▸ **Task to complete**: Strip the pictures and reproduce the rest of the listing exactly.

Dataset excerpt:
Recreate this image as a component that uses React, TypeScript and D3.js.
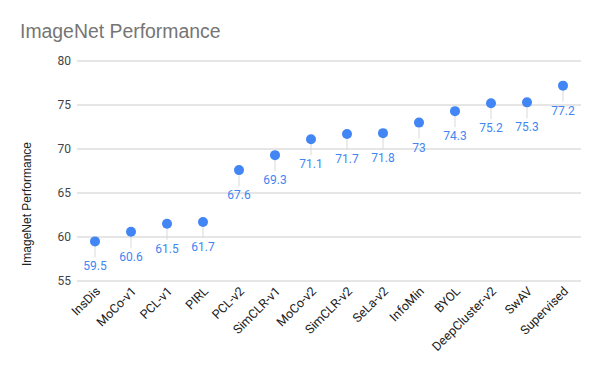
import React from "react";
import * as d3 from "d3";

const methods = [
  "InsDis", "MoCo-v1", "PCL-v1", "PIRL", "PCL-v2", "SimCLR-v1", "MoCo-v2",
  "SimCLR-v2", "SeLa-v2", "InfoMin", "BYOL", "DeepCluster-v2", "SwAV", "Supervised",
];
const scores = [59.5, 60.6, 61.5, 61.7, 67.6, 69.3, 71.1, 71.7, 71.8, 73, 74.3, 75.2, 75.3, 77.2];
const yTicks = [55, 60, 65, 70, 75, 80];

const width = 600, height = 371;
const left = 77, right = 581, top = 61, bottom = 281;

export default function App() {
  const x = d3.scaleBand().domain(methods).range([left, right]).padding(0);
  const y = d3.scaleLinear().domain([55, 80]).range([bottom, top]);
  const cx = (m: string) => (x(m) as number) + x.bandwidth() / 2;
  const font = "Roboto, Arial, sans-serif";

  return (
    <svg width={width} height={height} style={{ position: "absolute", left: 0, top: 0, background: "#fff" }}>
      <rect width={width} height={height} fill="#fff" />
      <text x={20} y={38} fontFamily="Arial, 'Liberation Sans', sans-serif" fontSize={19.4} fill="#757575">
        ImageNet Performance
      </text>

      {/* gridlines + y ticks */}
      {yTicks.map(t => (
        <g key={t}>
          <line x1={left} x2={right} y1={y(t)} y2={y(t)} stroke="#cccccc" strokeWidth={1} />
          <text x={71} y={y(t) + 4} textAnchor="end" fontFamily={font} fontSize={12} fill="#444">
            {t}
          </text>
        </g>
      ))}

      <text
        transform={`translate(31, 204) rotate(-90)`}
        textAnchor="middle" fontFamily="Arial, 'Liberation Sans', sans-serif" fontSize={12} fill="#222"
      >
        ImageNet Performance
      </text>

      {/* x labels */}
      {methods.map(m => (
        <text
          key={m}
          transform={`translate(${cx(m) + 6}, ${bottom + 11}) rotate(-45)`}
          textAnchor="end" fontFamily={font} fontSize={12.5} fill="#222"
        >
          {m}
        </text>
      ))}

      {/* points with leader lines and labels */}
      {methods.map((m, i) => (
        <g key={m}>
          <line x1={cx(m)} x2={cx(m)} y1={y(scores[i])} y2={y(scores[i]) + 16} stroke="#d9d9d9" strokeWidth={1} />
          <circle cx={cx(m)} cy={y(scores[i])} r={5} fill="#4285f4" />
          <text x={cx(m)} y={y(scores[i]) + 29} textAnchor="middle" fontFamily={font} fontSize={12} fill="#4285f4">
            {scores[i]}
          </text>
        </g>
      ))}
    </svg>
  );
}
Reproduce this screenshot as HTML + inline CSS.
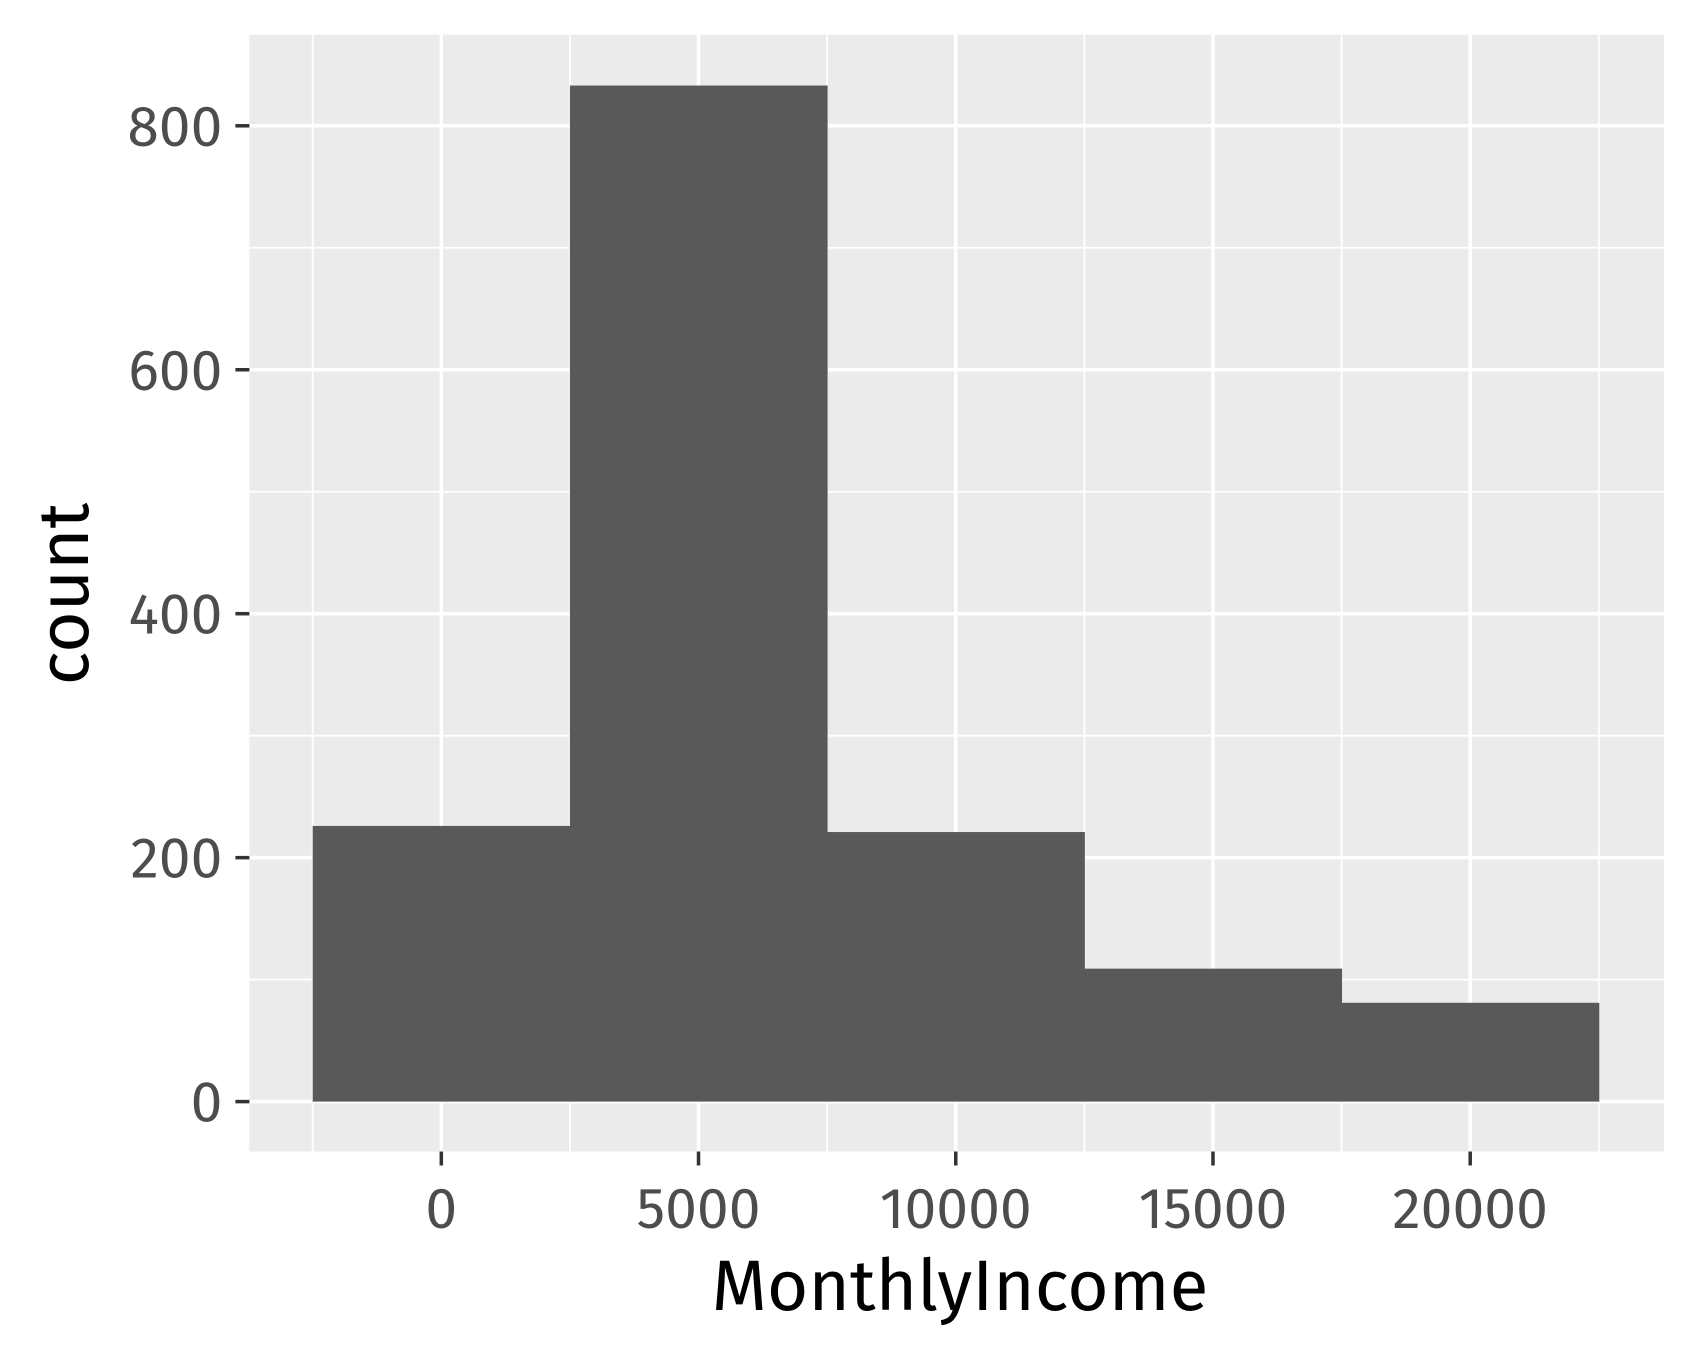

▸ **Written response**:
Recreate this image as a component that uses React, TypeScript and D3.js.
import React from "react";
import * as d3 from "d3";

const methods = [
  "InsDis", "MoCo-v1", "PCL-v1", "PIRL", "PCL-v2", "SimCLR-v1", "MoCo-v2",
  "SimCLR-v2", "SeLa-v2", "InfoMin", "BYOL", "DeepCluster-v2", "SwAV", "Supervised",
];
const scores = [59.5, 60.6, 61.5, 61.7, 67.6, 69.3, 71.1, 71.7, 71.8, 73, 74.3, 75.2, 75.3, 77.2];
const yTicks = [55, 60, 65, 70, 75, 80];

const width = 600, height = 371;
const left = 77, right = 581, top = 61, bottom = 281;

export default function App() {
  const x = d3.scaleBand().domain(methods).range([left, right]).padding(0);
  const y = d3.scaleLinear().domain([55, 80]).range([bottom, top]);
  const cx = (m: string) => (x(m) as number) + x.bandwidth() / 2;
  const font = "Roboto, Arial, sans-serif";

  return (
    <svg width={width} height={height} style={{ position: "absolute", left: 0, top: 0, background: "#fff" }}>
      <rect width={width} height={height} fill="#fff" />
      <text x={20} y={38} fontFamily="Arial, 'Liberation Sans', sans-serif" fontSize={19.4} fill="#757575">
        ImageNet Performance
      </text>

      {/* gridlines + y ticks */}
      {yTicks.map(t => (
        <g key={t}>
          <line x1={left} x2={right} y1={y(t)} y2={y(t)} stroke="#cccccc" strokeWidth={1} />
          <text x={71} y={y(t) + 4} textAnchor="end" fontFamily={font} fontSize={12} fill="#444">
            {t}
          </text>
        </g>
      ))}

      <text
        transform={`translate(31, 204) rotate(-90)`}
        textAnchor="middle" fontFamily="Arial, 'Liberation Sans', sans-serif" fontSize={12} fill="#222"
      >
        ImageNet Performance
      </text>

      {/* x labels */}
      {methods.map(m => (
        <text
          key={m}
          transform={`translate(${cx(m) + 6}, ${bottom + 11}) rotate(-45)`}
          textAnchor="end" fontFamily={font} fontSize={12.5} fill="#222"
        >
          {m}
        </text>
      ))}

      {/* points with leader lines and labels */}
      {methods.map((m, i) => (
        <g key={m}>
          <line x1={cx(m)} x2={cx(m)} y1={y(scores[i])} y2={y(scores[i]) + 16} stroke="#d9d9d9" strokeWidth={1} />
          <circle cx={cx(m)} cy={y(scores[i])} r={5} fill="#4285f4" />
          <text x={cx(m)} y={y(scores[i]) + 29} textAnchor="middle" fontFamily={font} fontSize={12} fill="#4285f4">
            {scores[i]}
          </text>
        </g>
      ))}
    </svg>
  );
}
Reproduce this screenshot as HTML + inline CSS.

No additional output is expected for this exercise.